In the above nine-minute-long video, Derek Jenkins, Senior VP of Design and Brand walks us through the new Lucid software experience. Jenkins remarks that in the same way that Lucid was able to build the Air from a blank sheet with no prior foundations or considerations, so to was the team able to build an intuitive and exception software experience:
“In much the same way that a holistic, clean-sheet approach to design and engineering has made possible the revolutionary packaging and efficiency of Lucid Air, this built-from-the-ground-up strategy has also enabled the creation of Lucid UX, a truly innovative human-machine interface that is easy-to-use and aesthetically beautiful. Lucid UX retains specific aspects of a traditional physical interface and pairs those with an innovative digital form factor that’s highly advanced and ergonomic, providing intuitive access to all vehicle systems.”

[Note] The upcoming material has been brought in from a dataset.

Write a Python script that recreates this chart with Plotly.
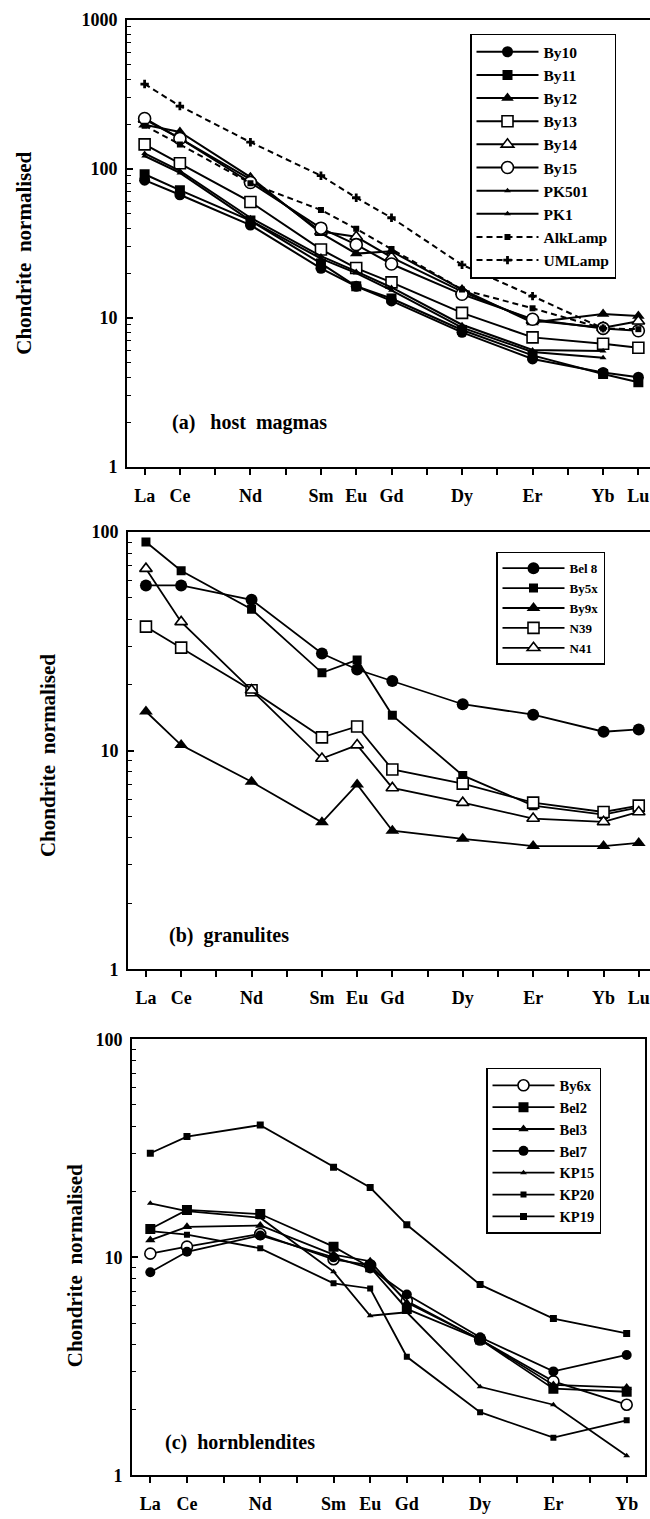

As is customary now, the Lucid Air interior is dominated by two large screens, although it does feature a slightly more novel orientation than we are used to. What Lucid calls the “glass cockpit” is actually a 34-inch screen. It spans from the left of the steering wheel all the way to where a traditional center screen would be.

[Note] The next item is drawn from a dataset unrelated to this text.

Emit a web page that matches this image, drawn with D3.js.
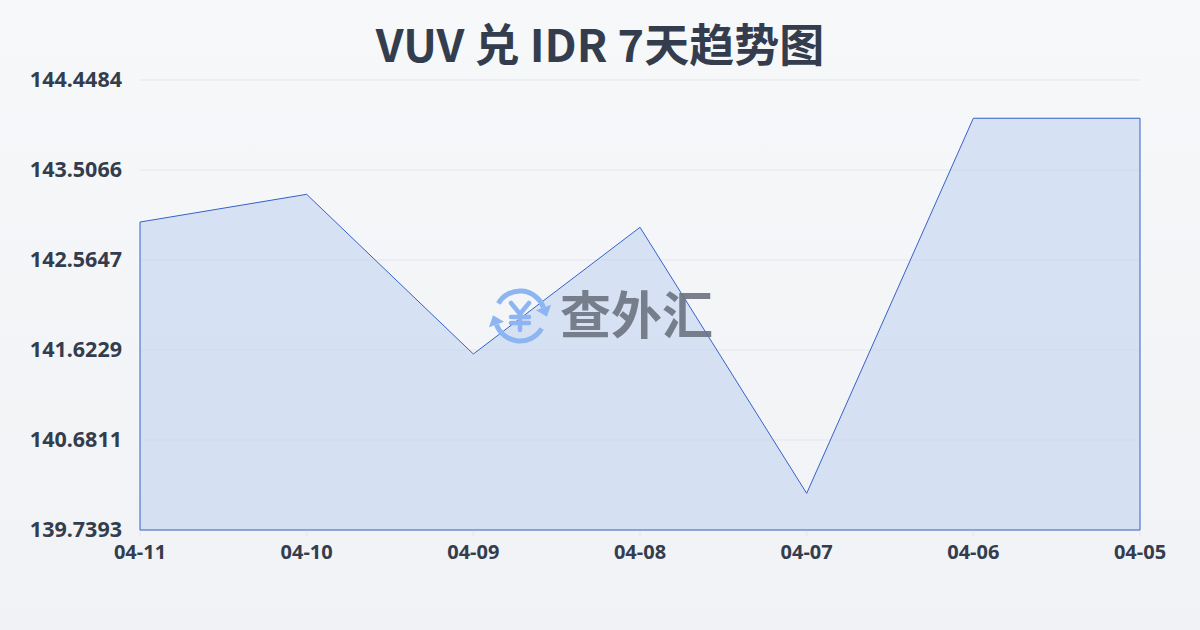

This large screen is actually subdivided into three smaller screens with the two flanking the steering wheel being touch-sensitive. As you can imagine the center portion acts as a traditional gauge cluster. The left screen manages vehicle controls such as window defrosters, lighting, and wiper settings. The screen on the right manages things like the radio and navigation.
To the bottom right, you will see what Lucid calls the “pilot panel”. The panel is there to provide further controls such as drive modes and climate control. Additionally, you can swipe panels down from the top screen to the pilot panel to get a large viewer and receive additional controls. Most interestingly enough (and a favorite quirk of mine) is that the panel can be retracted into the center console to access additional storage.

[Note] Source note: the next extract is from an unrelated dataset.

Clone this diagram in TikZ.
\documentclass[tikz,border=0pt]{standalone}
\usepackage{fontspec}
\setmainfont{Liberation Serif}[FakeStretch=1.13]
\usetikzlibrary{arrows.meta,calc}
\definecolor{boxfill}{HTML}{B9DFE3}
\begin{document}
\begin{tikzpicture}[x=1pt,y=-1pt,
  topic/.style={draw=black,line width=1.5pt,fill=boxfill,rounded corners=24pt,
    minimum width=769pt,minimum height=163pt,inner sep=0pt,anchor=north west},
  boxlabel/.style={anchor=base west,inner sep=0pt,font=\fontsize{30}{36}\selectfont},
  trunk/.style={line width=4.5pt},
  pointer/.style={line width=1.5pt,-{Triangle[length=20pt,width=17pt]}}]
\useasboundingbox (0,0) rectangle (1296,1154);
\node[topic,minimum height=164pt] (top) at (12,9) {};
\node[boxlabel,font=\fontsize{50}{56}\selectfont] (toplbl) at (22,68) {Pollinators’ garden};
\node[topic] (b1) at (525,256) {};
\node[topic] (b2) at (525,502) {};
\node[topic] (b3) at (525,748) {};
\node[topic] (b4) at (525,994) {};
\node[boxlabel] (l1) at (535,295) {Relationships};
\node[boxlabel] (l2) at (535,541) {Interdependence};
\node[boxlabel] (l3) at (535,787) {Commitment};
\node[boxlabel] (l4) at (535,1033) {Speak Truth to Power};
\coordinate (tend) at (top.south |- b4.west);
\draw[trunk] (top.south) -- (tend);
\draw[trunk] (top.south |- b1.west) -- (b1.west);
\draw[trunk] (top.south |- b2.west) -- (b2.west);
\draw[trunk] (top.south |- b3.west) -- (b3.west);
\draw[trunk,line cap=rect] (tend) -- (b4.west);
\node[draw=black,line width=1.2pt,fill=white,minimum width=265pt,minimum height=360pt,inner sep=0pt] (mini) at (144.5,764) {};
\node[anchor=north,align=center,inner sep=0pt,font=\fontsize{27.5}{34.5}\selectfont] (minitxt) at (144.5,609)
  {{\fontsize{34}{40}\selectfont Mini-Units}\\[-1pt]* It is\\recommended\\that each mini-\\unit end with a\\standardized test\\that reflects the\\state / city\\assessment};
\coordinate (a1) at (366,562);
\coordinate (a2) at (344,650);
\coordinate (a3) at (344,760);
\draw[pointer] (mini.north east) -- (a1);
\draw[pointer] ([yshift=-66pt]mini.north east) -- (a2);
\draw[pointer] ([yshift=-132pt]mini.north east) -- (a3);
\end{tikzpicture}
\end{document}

As I’ve stated before, the UIs that are found in cars moving forward will be as much a part of the interior design as the steering wheel or seats, so it’s important that attention is paid to design. Lucid has thought of that and designed their UI to be “warm and inviting”. They also have different color themes for the UI that match all their interior options, so you can have something that matches your interior or something completely different if you so wish.
All of these touch screens doesn’t mean that Lucid killed off their buttons. There are a decent amount of buttons and scroll wheels throughout the cockpit for like music volume and climate control. Lucid states that all of these buttons and switches have gone through over 100 iterations in terms of shape, weight, resistance, and so on. As you all may know at this point, I’m a fan of a good button, so I will put them to the test whenever I get a chance to get into an Air.
The system supports Alexa, Apple Carplay, Android Auto, Spotify, and Tidal, just to name a few. And with over-the-air software updates, we expect to see more features and services possibly come to the car in the future.